Given exercise
Extract the lines from the start through the line that holds "import seaborn as sns", both included, omitting all images.

** begin Provided data **

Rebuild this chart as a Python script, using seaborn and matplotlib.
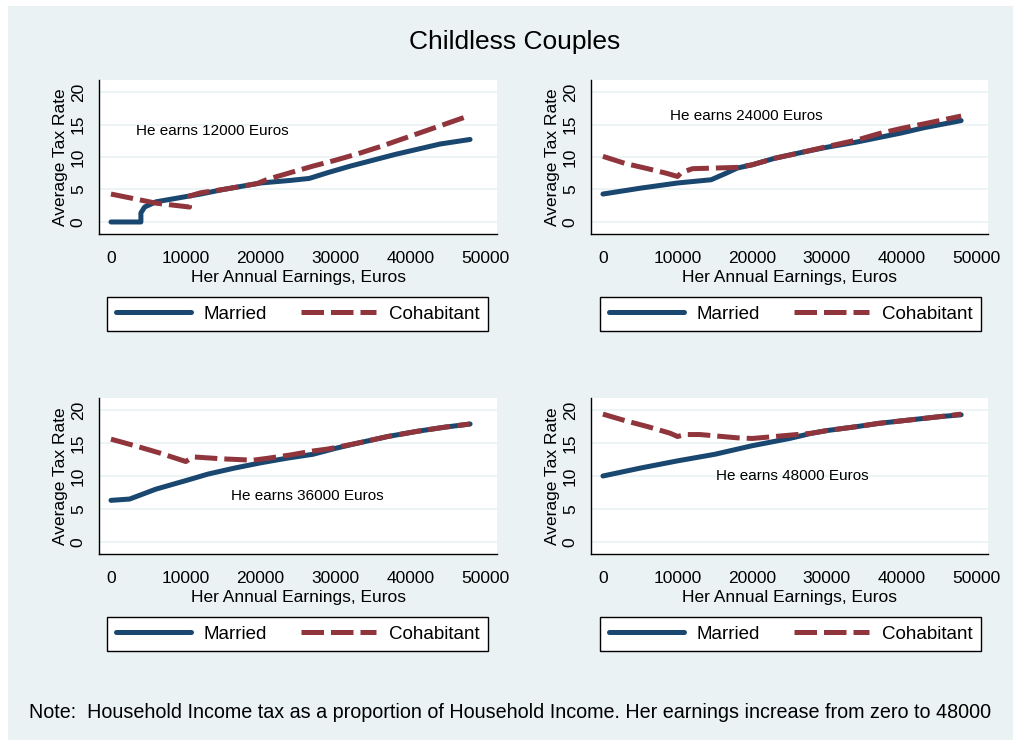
import matplotlib.pyplot as plt
import matplotlib.patches as patches
import numpy as np
import pandas as pd
import seaborn as sns

# He earns 12000 Euros
p1_married_x = [0, 2000, 4000, 4000, 4500, 6000, 8000, 10000, 12000, 15000, 18000, 20000,
                22000, 24000, 26500, 29000, 32000, 35000, 38000, 41000, 44000, 48000]
p1_married_y = [0, 0, 0, 1.4, 2.3, 3.1, 3.5, 3.9, 4.3, 5.0, 5.6, 6.0,
                6.2, 6.4, 6.7, 7.6, 8.6, 9.5, 10.4, 11.2, 12.0, 12.7]
p1_cohab_x = [0, 3000, 6000, 9000, 10500, 10500, 12000, 15000, 18000, 19500, 21000, 24000,
              27000, 30000, 33000, 36000, 39000, 42000, 45000, 48000]
p1_cohab_y = [4.3, 3.6, 2.9, 2.5, 2.3, 4.0, 4.5, 5.0, 5.6, 5.9, 6.6, 7.6,
              8.6, 9.5, 10.5, 11.6, 12.8, 14.0, 15.2, 16.4]

# He earns 24000 Euros
p2_married_x = [0, 5000, 10000, 14500, 16500, 18000, 20000, 23000, 27000, 30000, 34000,
                37000, 40000, 43000, 48000]
p2_married_y = [4.3, 5.2, 6.0, 6.5, 7.5, 8.3, 8.8, 9.8, 10.8, 11.5, 12.3,
                13.0, 13.7, 14.5, 15.6]
p2_cohab_x = [0, 3000, 6000, 8500, 10000, 10500, 12000, 15000, 18000, 20000, 23000, 27000,
              30000, 34000, 37000, 40000, 43000, 48000]
p2_cohab_y = [10.1, 9.0, 8.2, 7.5, 7.0, 7.6, 8.2, 8.3, 8.4, 8.8, 9.8, 10.8,
              11.6, 12.6, 13.6, 14.4, 15.1, 16.3]

# He earns 36000 Euros
p3_married_x = [0, 2500, 6000, 10000, 13000, 16500, 20000, 23500, 27000, 30000, 33000,
                37000, 41000, 44500, 48000]
p3_married_y = [6.3, 6.5, 8.0, 9.3, 10.3, 11.2, 12.0, 12.7, 13.3, 14.2, 15.0,
                16.0, 16.8, 17.4, 17.9]
p3_cohab_x = [0, 3500, 6500, 10000, 11000, 15000, 19000, 21000, 24000, 27000, 29000,
              33000, 37000, 41000, 44500, 48000]
p3_cohab_y = [15.6, 14.5, 13.5, 12.2, 12.9, 12.6, 12.4, 12.7, 13.2, 13.8, 14.1,
              15.0, 16.0, 16.8, 17.4, 17.9]

# He earns 48000 Euros
p4_married_x = [0, 5000, 10000, 15000, 20000, 25000, 28000, 30000, 34000, 37000, 41000,
                45000, 48000]
p4_married_y = [10.0, 11.2, 12.3, 13.3, 14.6, 15.7, 16.5, 16.9, 17.5, 18.0, 18.5,
                19.0, 19.3]
p4_cohab_x = [0, 3000, 6000, 9000, 10000, 11000, 13000, 16000, 18000, 20000, 23000,
              25000, 27000, 28000, 30000, 34000, 37000, 41000, 45000, 48000]
p4_cohab_y = [19.4, 18.4, 17.5, 16.5, 16.0, 16.3, 16.3, 16.0, 15.8, 15.7, 16.0,
              16.2, 16.4, 16.5, 16.9, 17.5, 18.0, 18.5, 19.0, 19.4]

panels = [
    ("He earns 12000 Euros", (13500, 14.0), p1_married_x, p1_married_y, p1_cohab_x, p1_cohab_y),
    ("He earns 24000 Euros", (19200, 16.3), p2_married_x, p2_married_y, p2_cohab_x, p2_cohab_y),
    ("He earns 36000 Euros", (26200, 6.9), p3_married_x, p3_married_y, p3_cohab_x, p3_cohab_y),
    ("He earns 48000 Euros", (25400, 10.0), p4_married_x, p4_married_y, p4_cohab_x, p4_cohab_y),
]

x_ticks = [0, 10000, 20000, 30000, 40000, 50000]
y_ticks = [0, 5, 10, 15, 20]

NAVY = "#1A476F"
MAROON = "#90353B"
BG = "#EAF2F3"

sns.set_style("white")
plt.rcParams["font.family"] = ["Liberation Sans", "DejaVu Sans"]
plt.rcParams["text.color"] = "black"
plt.rcParams["axes.labelcolor"] = "black"
plt.rcParams["xtick.color"] = "black"
plt.rcParams["ytick.color"] = "black"

W, H = 1013, 740
fig = plt.figure(figsize=(W / 100, H / 100), dpi=100, facecolor="white")
fig.patches.append(
    patches.Rectangle((8 / W, 0), 1 - 8 / W, 1 - 6 / H, transform=fig.transFigure,
                      facecolor=BG, edgecolor="none", zorder=-10)
)

# axes boxes in pixels: left, top, right, bottom
boxes = [(99, 80, 497, 234), (591, 80, 988, 234),
         (99, 398, 497, 554), (591, 398, 988, 554)]
legend_boxes = [(105, 297, 490), (599, 297, 982), (105, 617, 490), (599, 617, 982)]

for (label, (tx, ty), mx, my, cx, cy), (l, t, r, b), (ll, lt, lr) in zip(panels, boxes, legend_boxes):
    ax = fig.add_axes([l / W, 1 - b / H, (r - l) / W, (b - t) / H])
    ax.set_facecolor("white")
    for y in y_ticks:
        ax.axhline(y, color=BG, lw=1.2, zorder=0)

    sns.lineplot(x=mx, y=my, ax=ax, color=NAVY, lw=3.6, sort=False, estimator=None,
                 label="Married")
    sns.lineplot(x=cx, y=cy, ax=ax, color=MAROON, lw=3.6, sort=False, estimator=None,
                 linestyle=(0, (4.5, 1.4)), label="Cohabitant")

    ax.text(tx, ty, label, ha="center", va="center", fontsize=11)

    ax.set_xlim(-1600, 51600)
    ax.set_ylim(-1.85, 21.85)
    ax.set_xticks(x_ticks)
    ax.set_yticks(y_ticks)
    ax.set_xlabel("Her Annual Earnings, Euros", fontsize=12.5, labelpad=2.5)
    ax.set_ylabel("Average Tax Rate", fontsize=12.5, labelpad=2)
    ax.tick_params(axis="both", labelsize=12.5, length=4.5, width=1, color="black",
                   direction="out")
    ax.tick_params(axis="x", pad=8)
    ax.tick_params(axis="y", labelrotation=90, pad=5)
    for lab in ax.get_yticklabels():
        lab.set_va("center")
    for side in ["top", "right"]:
        ax.spines[side].set_visible(False)
    for side in ["left", "bottom"]:
        ax.spines[side].set_color("black")
        ax.spines[side].set_linewidth(1)

    ax.get_legend().remove()
    handles, labels = ax.get_legend_handles_labels()
    leg = fig.legend(handles, labels, loc="upper center",
                     bbox_to_anchor=((ll + lr) / 2 / W, 1 - lt / H),
                     ncol=2, fontsize=13.5, handlelength=4.0, handletextpad=0.7,
                     columnspacing=1.8, borderpad=0.45, borderaxespad=0,
                     frameon=True, fancybox=False)
    leg.get_frame().set_edgecolor("black")
    leg.get_frame().set_linewidth(1)
    leg.get_frame().set_facecolor("white")
    leg.get_frame().set_alpha(1)

fig.text(515 / W, 1 - 42 / H, "Childless Couples", ha="center", va="center", fontsize=19)
fig.text(29 / W, 1 - 713 / H,
         "Note:  Household Income tax as a proportion of Household Income. Her earnings increase from zero to 48000",
         ha="left", va="center", fontsize=14.2)

fig.savefig("out.png", dpi=100, facecolor=fig.get_facecolor())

** end Provided data **

Completed exercise
Rebuild this chart as a Python script, using seaborn and matplotlib.
import matplotlib.pyplot as plt
import matplotlib.patches as patches
import numpy as np
import pandas as pd
import seaborn as sns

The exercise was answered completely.